Mobile edge computing (MEC) reduces the computational distance between the source and the servers by fortifying near-user site evaluations of data for expedited communications, using caching. Caching provides ephemeral storage of data on designated servers for low-latency transmissions. However, with the network following a hierarchical layout, even the near-user site evaluations can be impacted by the overheads associated with maintaining a perpetual connection and other factors (e.g., those relating to the reliability of the underpinning network). Prior solutions study reliability as a factor of throughput, delays, jitters, or delivery ratio. However, with modern networks supporting high data rates, a current research trend is in ultrareliability. The latter is defined in terms of availability, connectivity, and survivability. Thus, in this paper, we focus on the ultrareliable communication in MEC. Specifically, in our setting, we use drones as on-demand nodes for efficient caching. While some existing solutions use cache-enabled drones, they generally focus only on the positioning problem rather than factors relating to ultrareliable communications. We present a novel neural-blockchain-based drone-caching approach, designed to ensure ultrareliability and provide a flat architecture (via blockchain).
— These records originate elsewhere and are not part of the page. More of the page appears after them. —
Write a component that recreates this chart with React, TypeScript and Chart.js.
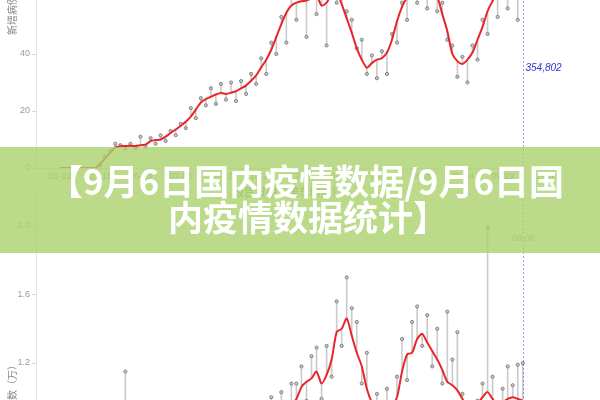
import React, { useEffect, useRef } from "react";
import { Chart, registerables } from "chart.js";

Chart.register(...registerables);

// ---------- data ----------
const topAverage = [
  0, 0, 0, 0, 0, 0, 0, 0, 1.5, 3.5,
  5.5, 7.2, 7.6, 7.7, 7.8, 7.7, 8.0, 8.2, 9.4, 9.8,
  10.0, 11.0, 12.3, 13.5, 14.8, 16.2, 18.0, 20.5, 23.0, 24.2,
  25.0, 25.8, 26.3, 26.0, 26.4, 27.0, 27.9, 29.0, 30.6, 32.5,
  35.3, 38.0, 41.5, 46.0, 50.5, 54.5, 57.0, 58.0, 58.5, 58.8,
  59.5, 60.5, 57.0, 58.0, 61.0, 61.5, 57.5, 52.5, 47.5, 42.0,
  38.0, 35.2, 36.8, 38.0, 38.5, 40.5, 45.0, 51.5, 56.5, 60.0,
  62.5, 63.5, 63.0, 62.5, 61.5, 60.0, 54.0, 48.0, 40.0, 37.5,
  36.5, 38.0, 40.5, 45.0, 49.5, 55.0, 58.6, 61.0, 62.5, 63.0,
  63.5, 63.0, 62.5,
];
const topDaily = [
  0, 0, 0, 0, 0, 0, 0, 0, 1.0, 4.0,
  6.0, 8.5, 8.0, 6.8, 8.5, 7.0, 11.0, 7.5, 10.5, 8.5,
  11.5, 9.5, 13.0, 11.5, 15.5, 14.0, 21.0, 17.5, 24.5, 22.0,
  28.0, 22.5, 29.5, 24.0, 30.0, 23.5, 30.5, 26.0, 33.0, 29.5,
  38.5, 33.0, 44.0, 40.0, 53.0, 44.0, 60.0, 52.0, 60.5, 46.0,
  63.0, 54.0, 62.0, 43.0, 64.0, 58.0, 63.0, 55.0, 52.0, 42.0,
  45.0, 33.0, 39.5, 31.5, 41.0, 33.0, 47.0, 44.0, 58.0, 52.0,
  64.0, 58.0, 66.0, 56.0, 64.0, 55.0, 58.0, 45.0, 43.0, 32.0,
  39.0, 30.0, 43.0, 38.0, 52.0, 47.0, 60.0, 53.0, 64.0, 56.0,
  65.0, 52.0, 64.0,
];
const bottomAverage = [
  0.10, 0.11, 0.12, 0.13, 0.14, 0.16, 0.18, 0.20, 0.22, 0.25,
  0.28, 0.30, 0.32, 0.34, 0.36, 0.38, 0.40, 0.42, 0.44, 0.45,
  0.46, 0.48, 0.50, 0.52, 0.54, 0.56, 0.58, 0.60, 0.62, 0.63,
  0.64, 0.66, 0.67, 0.68, 0.70, 0.71, 0.72, 0.74, 0.75, 0.77,
  0.78, 0.80, 0.83, 0.86, 0.89, 0.92, 0.95, 0.99, 1.06, 1.09,
  1.11, 1.15, 1.08, 1.13, 1.22, 1.38, 1.40, 1.46, 1.36, 1.26,
  1.18, 1.05, 0.97, 0.93, 0.92, 0.93, 0.95, 1.00, 1.15, 1.25,
  1.26, 1.34, 1.37, 1.32, 1.27, 1.22, 1.16, 1.09, 1.07, 1.04,
  0.99, 0.95, 0.94, 0.96, 1.00, 1.03, 0.99, 0.96, 0.97, 0.99,
  1.00, 0.99, 0.98,
];
const bottomDaily = [
  0.12, 0.08, 0.15, 0.10, 0.18, 0.14, 0.22, 0.17, 0.26, 0.21,
  0.33, 0.25, 0.36, 1.15, 0.40, 0.33, 0.45, 0.36, 0.49, 0.40,
  0.52, 0.42, 0.55, 0.46, 0.60, 0.49, 0.64, 0.53, 0.68, 0.56,
  0.70, 0.59, 0.74, 0.61, 0.77, 0.63, 0.80, 0.66, 0.82, 0.68,
  0.70, 0.92, 1.00, 0.82, 1.03, 0.96, 1.08, 1.08, 1.18, 0.98,
  1.24, 1.29, 0.99, 1.30, 1.12, 1.56, 1.30, 1.70, 1.52, 1.44,
  1.08, 1.26, 0.92, 1.02, 0.88, 1.05, 0.92, 1.12, 1.34, 1.10,
  1.44, 1.53, 1.30, 1.48, 1.18, 1.40, 1.08, 1.50, 1.22, 1.38,
  1.02, 0.96, 0.90, 0.98, 1.08, 1.99, 1.12, 0.97, 1.05, 1.18,
  1.07, 1.19, 1.20,
];
const tickIndex = [0, 8, 16, 24, 32, 40, 48, 56, 64, 72, 80, 88, 96];
const tickLabels = [
  "01-22", "03-18", "05-13", "07-08", "09-02", "10-28", "12-23",
  "02-17", "04-14", "06-09", "08-04", "09-29", "11-24",
];
const topYTicks = [0, 20, 40, 60, 80];
const bottomYTicks = [0, 0.4, 0.8, 1.2, 1.6, 2.0];
const latestIndex = 92;
const latestTotal = "354,802";
const latestDate = "09-08";
const topTitle = "新增病例数（千）";
const bottomTitle = "新增检测数（万）";
const xTitle = "报告日期（美东时间）";
const bannerLine1 = "【9月6日国内疫情数据/9月6日国";
const bannerLine2 = "内疫情数据统计】";

// ---------- helpers ----------
const X_MIN = -4.77;
const X_MAX = 99.4;
const TICK_FONT = { size: 9, family: "'Liberation Sans', Arial, sans-serif" };

const guidePlugin = {
  id: "guide",
  afterDatasetsDraw(chart: any, _args: any, opts: any) {
    const { ctx, scales } = chart;
    const px = Math.round(scales.x.getPixelForValue(opts.index)) + 0.5;
    ctx.save();
    ctx.setLineDash([2, 2]);
    ctx.strokeStyle = "rgba(90,90,235,0.6)";
    ctx.lineWidth = 1;
    ctx.beginPath();
    ctx.moveTo(px, 0);
    ctx.lineTo(px, chart.height);
    ctx.stroke();
    ctx.setLineDash([]);
    if (opts.text) {
      ctx.fillStyle = opts.color;
      ctx.font = opts.font;
      ctx.textAlign = opts.align;
      ctx.textBaseline = "middle";
      ctx.fillText(opts.text, px + opts.dx, scales.y.getPixelForValue(opts.value));
    }
    ctx.restore();
  },
};

function buildDatasets(avg: number[], daily: number[]) {
  return [
    {
      type: "line" as const,
      data: avg.map((v, i) => ({ x: i, y: v })),
      borderColor: "#e8262a",
      borderWidth: 2,
      pointRadius: 0,
      tension: 0.25,
      order: 0,
    },
    {
      type: "scatter" as const,
      data: daily
        .map((v, i) => ({ x: i, y: v }))
        .filter((p) => p.y !== 0),
      pointRadius: 1.6,
      backgroundColor: "#c9c9c9",
      borderColor: "#6f6f6f",
      borderWidth: 0.8,
      showLine: false,
      order: 1,
    },
    {
      type: "bar" as const,
      data: daily.map((v, i) => ({ x: i, y: [avg[i], v] })),
      backgroundColor: "rgba(185,185,185,0.75)",
      barThickness: 1,
      order: 2,
    },
  ];
}

function xScale(axisHeight: number) {
  return {
    type: "linear" as const,
    min: X_MIN,
    max: X_MAX,
    offset: false,
    afterBuildTicks: (s: any) => {
      s.ticks = tickIndex.map((v) => ({ value: v }));
    },
    ticks: {
      callback: (v: any) => {
        const k = tickIndex.indexOf(Number(v));
        return k >= 0 ? tickLabels[k] : "";
      },
      color: "#9a9a9a",
      font: TICK_FONT,
      maxRotation: 0,
      autoSkip: false,
      padding: 3,
    },
    grid: { display: false, drawTicks: false },
    border: { color: "#e2e2e2" },
    afterFit: (s: any) => {
      s.height = axisHeight;
    },
  };
}

function yScale(min: number, max: number, ticks: number[], digits: number) {
  return {
    min,
    max,
    afterBuildTicks: (s: any) => {
      s.ticks = ticks.map((v) => ({ value: v }));
    },
    ticks: {
      color: "#9a9a9a",
      font: TICK_FONT,
      padding: 2,
      callback: (v: any) => Number(v).toFixed(digits),
    },
    grid: { drawOnChartArea: false, tickLength: 4, color: "#d6d6d6" },
    border: { color: "#e2e2e2" },
    afterFit: (s: any) => {
      s.width = 36;
    },
  };
}

function TopChart() {
  const ref = useRef<HTMLCanvasElement>(null);
  useEffect(() => {
    const chart = new Chart(ref.current!, {
      type: "line",
      data: { datasets: buildDatasets(topAverage, topDaily) as any },
      plugins: [guidePlugin],
      options: {
        responsive: false,
        animation: false,
        devicePixelRatio: 1,
        layout: { padding: { top: 19, right: 40, left: 0, bottom: 0 } },
        scales: {
          x: xScale(23) as any,
          y: yScale(0, 80, topYTicks, 0) as any,
        },
        plugins: {
          legend: { display: false },
          tooltip: { enabled: false },
          guide: {
            index: latestIndex,
            text: latestTotal,
            color: "#3434d8",
            font: "italic 10px 'Liberation Sans', Arial, sans-serif",
            align: "left",
            dx: 2,
            value: 35,
          },
        } as any,
      },
    });
    return () => chart.destroy();
  }, []);
  return (
    <canvas
      ref={ref}
      width={600}
      height={270}
      style={{ position: "absolute", left: 0, top: -79, width: 600, height: 270 }}
    />
  );
}

function BottomChart() {
  const ref = useRef<HTMLCanvasElement>(null);
  useEffect(() => {
    const chart = new Chart(ref.current!, {
      type: "line",
      data: { datasets: buildDatasets(bottomAverage, bottomDaily) as any },
      plugins: [guidePlugin],
      options: {
        responsive: false,
        animation: false,
        devicePixelRatio: 1,
        layout: { padding: { top: 11.75, right: 40, left: 0, bottom: 0 } },
        scales: {
          x: xScale(11.5) as any,
          y: yScale(0, 2.2, bottomYTicks, 1) as any,
        },
        plugins: {
          legend: { display: false },
          tooltip: { enabled: false },
          guide: {
            index: latestIndex,
            text: latestDate,
            color: "#9a9a9a",
            font: "9px 'Liberation Sans', Arial, sans-serif",
            align: "center",
            dx: 0,
            value: 1.925,
          },
        } as any,
      },
    });
    return () => chart.destroy();
  }, []);
  return (
    <canvas
      ref={ref}
      width={600}
      height={400}
      style={{ position: "absolute", left: 0, top: 180, width: 600, height: 400 }}
    />
  );
}

const titleBase: React.CSSProperties = {
  position: "absolute",
  width: 120,
  height: 12,
  lineHeight: "12px",
  fontSize: 10,
  color: "#8a8a8a",
  whiteSpace: "nowrap",
  transformOrigin: "0 0",
  transform: "rotate(-90deg)",
  fontFamily: "'Noto Sans CJK SC', sans-serif",
};

export default function App() {
  return (
    <div
      style={{
        position: "fixed",
        left: 0,
        top: 0,
        width: 600,
        height: 400,
        overflow: "hidden",
        background: "#ffffff",
      }}
    >
      <TopChart />
      <BottomChart />
      <div style={{ ...titleBase, left: 6, top: 35, textAlign: "left" }}>{topTitle}</div>
      <div style={{ ...titleBase, left: 6, top: 480, textAlign: "right" }}>{bottomTitle}</div>
      <div
        style={{
          position: "absolute",
          left: 233,
          top: 183,
          fontSize: 11,
          color: "#8a8a8a",
          whiteSpace: "nowrap",
          fontFamily: "'Noto Sans CJK SC', sans-serif",
        }}
      >
        {xTitle}
      </div>
      <div
        style={{
          position: "absolute",
          left: 0,
          top: 147,
          width: 600,
          height: 106,
          background: "rgba(170,210,110,0.8)",
          color: "#ffffff",
          fontFamily: "'Noto Sans CJK SC', sans-serif",
          fontWeight: 700,
          fontSize: 35,
          lineHeight: "36px",
          textAlign: "center",
          boxSizing: "border-box",
          paddingTop: 15,
        }}
      >
        <div style={{ whiteSpace: "nowrap", marginLeft: 12 }}>{bannerLine1}</div>
        <div style={{ whiteSpace: "nowrap", marginLeft: 16 }}>{bannerLine2}</div>
      </div>
    </div>
  );
}
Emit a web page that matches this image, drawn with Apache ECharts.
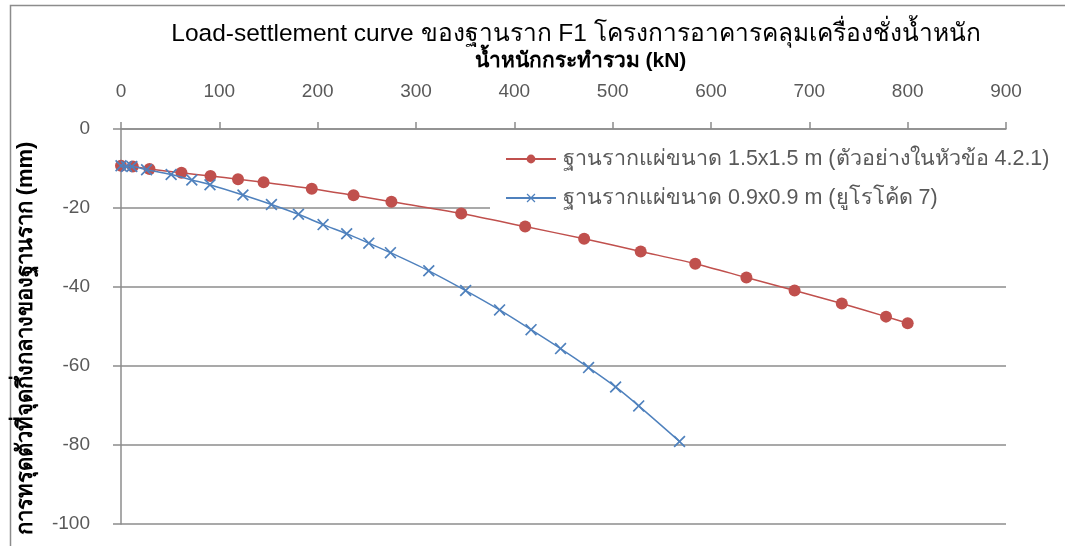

This neural-model fortifies an efficient transport mechanism, since blockchain maintains high reliability amongst the peers involved in the communications. The findings from the evaluation demonstrate that the proposed approach scores well in the following metrics: the probability of connectivity reaches 0.99; energy consumption is decreased by 60.34%; the maximum failure rate is affected by 13.0%; survivability is greater than 0.90; reliability reaches 1.0 even for a large set of users.